Can’t figure men out? Rodney L. Demery wants to help. Why? Maybe penance for his bad boy ways, but mainly because out of his nine children, five are daughters. So, he figures, if anyone can set them straight about serial daters, it’s their self-proclaimed serial-dater dad.
Demery is a Louisiana cop who has spent over two decades on homicide, sex crimes, narcotics and armed robbery investigations. In his book, Things My Daughters Need To Know: A Cop and Father’s View of Sex, Relationships and Happiness, Demery shares his professional and personal life experiences as an investigator and a dater with an aim to “helping women see their lives and loves in a different way so they can learn to read their own dating situations better and hopefully change the outcome.”

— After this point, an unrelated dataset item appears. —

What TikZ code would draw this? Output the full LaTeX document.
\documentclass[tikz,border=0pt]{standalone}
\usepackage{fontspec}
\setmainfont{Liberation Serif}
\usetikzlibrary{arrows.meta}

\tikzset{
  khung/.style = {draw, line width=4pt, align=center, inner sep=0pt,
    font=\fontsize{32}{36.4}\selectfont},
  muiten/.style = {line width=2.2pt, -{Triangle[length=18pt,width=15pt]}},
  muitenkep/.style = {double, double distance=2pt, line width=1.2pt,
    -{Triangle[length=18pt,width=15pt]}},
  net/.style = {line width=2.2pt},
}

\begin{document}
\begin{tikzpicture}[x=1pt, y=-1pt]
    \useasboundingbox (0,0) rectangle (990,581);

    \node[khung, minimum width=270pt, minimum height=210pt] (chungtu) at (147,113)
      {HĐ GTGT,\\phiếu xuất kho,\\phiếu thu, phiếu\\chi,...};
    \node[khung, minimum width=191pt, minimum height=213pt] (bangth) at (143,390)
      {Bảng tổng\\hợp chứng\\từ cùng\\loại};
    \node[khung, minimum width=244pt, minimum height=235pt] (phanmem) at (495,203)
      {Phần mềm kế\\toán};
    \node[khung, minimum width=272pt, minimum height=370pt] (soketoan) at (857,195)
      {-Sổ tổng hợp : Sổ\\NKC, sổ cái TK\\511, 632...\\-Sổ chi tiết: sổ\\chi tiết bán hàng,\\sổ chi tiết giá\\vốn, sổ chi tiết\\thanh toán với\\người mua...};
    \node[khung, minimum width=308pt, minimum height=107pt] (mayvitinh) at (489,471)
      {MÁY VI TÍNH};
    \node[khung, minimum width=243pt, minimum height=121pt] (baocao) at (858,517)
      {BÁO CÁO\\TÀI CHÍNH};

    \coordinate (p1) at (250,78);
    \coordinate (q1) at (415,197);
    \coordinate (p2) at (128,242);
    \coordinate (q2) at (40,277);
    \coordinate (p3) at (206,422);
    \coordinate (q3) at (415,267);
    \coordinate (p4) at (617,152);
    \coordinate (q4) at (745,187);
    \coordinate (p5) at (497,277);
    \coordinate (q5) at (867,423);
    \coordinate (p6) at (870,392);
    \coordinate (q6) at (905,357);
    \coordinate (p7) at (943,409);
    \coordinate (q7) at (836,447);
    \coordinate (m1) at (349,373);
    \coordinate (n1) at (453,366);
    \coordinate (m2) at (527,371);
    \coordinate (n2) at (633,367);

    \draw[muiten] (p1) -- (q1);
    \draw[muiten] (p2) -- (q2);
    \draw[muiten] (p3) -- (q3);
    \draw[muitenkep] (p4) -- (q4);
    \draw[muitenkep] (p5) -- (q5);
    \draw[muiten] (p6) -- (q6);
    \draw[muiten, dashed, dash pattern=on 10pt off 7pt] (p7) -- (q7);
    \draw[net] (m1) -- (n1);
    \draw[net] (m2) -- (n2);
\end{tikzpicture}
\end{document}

I asked Demery (who is a big cheerleader of abstinence, no doubt because the book started out “as a letter to my daughters”) to share some red flags and signs you might be dating a player.
The first thing he warns is to watch for too many shared interests. “Men are motivated by their libido and whatever it takes for a man to get a woman’s confidence in a relationship, he’s going to say or do,” says Demery. “If we’re not into hang gliding and we meet a woman who is into hang gliding that we want to become intimate with, we’re going to be the best hang glider on earth.”
He goes on to recommend you test the waters by “throwing something out there that you’re not remotely interested in and see if he suddenly develops an interest in or knowledge of the subject.”
(Of course, I think his sudden interest in knitting finger puppets could be motivated by a genuine desire to impress you because he truly likes you. But Demery leaves no room for that nonsense. He seems to suggest that ALL men are rogues. I take this with a grain of salt.)
More red flags, he says, include past relationships. “If he doesn’t talk about any of his past relationships, that’s a red flag. If he talks about them too much, that’s a red flag. You have to notice patterns. If he’s constantly having problems with girlfriends because he’s cheated on them, well, he’s a cheater.” In other words, he’s not going to change for you. And if you’re the other woman, that’s a pretty good sign he’s a cheater.
Then there are his friends and family, and how much he lets you see of his life.
Demery says, “If you meet a guy and he’s vague about his private life, his home, where he works, or his friends, that’s a real big red flag. You want to meet close friends, not associates. You want to meet close family members, not extended family. You want to go to public places where he’s well known. When these things are absent, the obvious is there. If he can’t take you to his family church, it’s because he has a girlfriend or wife that goes there. If he can’t take you to visit his mom, it’s because his mom is going to wonder what happened to Jennifer.”
The funny thing is that we know these things, and yet, we all know a woman who has found herself dating someone who won’t take her to his place or introduce her to his friends, but who ignores all the obvious signs. Don’t be deliberately obtuse. You’re only setting yourself up for disappointment.
Demery sums it up best when he says, “These things don’t require a whole lot of thought.”